= Lily Wang =

Chinese-American statistician

Li Lily Wang is a Chinese–American statistician whose research interests include nonparametric statistics, semiparametric statistics, big data analytics, high-dimensional data, and official statistics. She is a professor of statistics at George Mason University.

==Education and career==
Wang studied economics at Tongji University, graduating in 2000, and earned a master's degree in mathematics from Tongji University in 2003. She completed a Ph.D. in statistics at Michigan State University in 2007. Her dissertation, Polynomial Spline Smoothing for Nonlinear Time Series, was supervised by Li-Jian Yang.
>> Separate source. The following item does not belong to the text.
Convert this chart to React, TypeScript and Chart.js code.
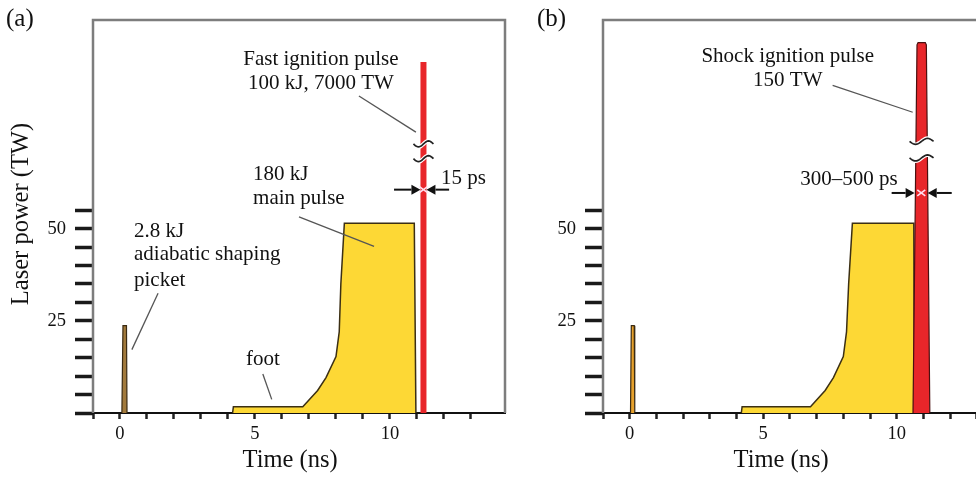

She became a faculty member in the University of Georgia department of statistics in 2007, and moved to Iowa State University as an associate professor in 2014. While holding these faculty positions, she has also worked as a visiting scholar at the United States Census Bureau, Bureau of Labor Statistics, and U.S. Securities and Exchange Commission.

==Recognition==
Wang was named an Elected Member of the International Statistical Institute in 2008. In 2020 she was named a Fellow of the Institute of Mathematical Statistics "for contributions to spatial, survey, image and functional analysis using nonparametric and semiparametric methods, especially to partially linear models, confidence envelopes and bivariate smoothing". She became a Fellow of the American Statistical Association in 2021.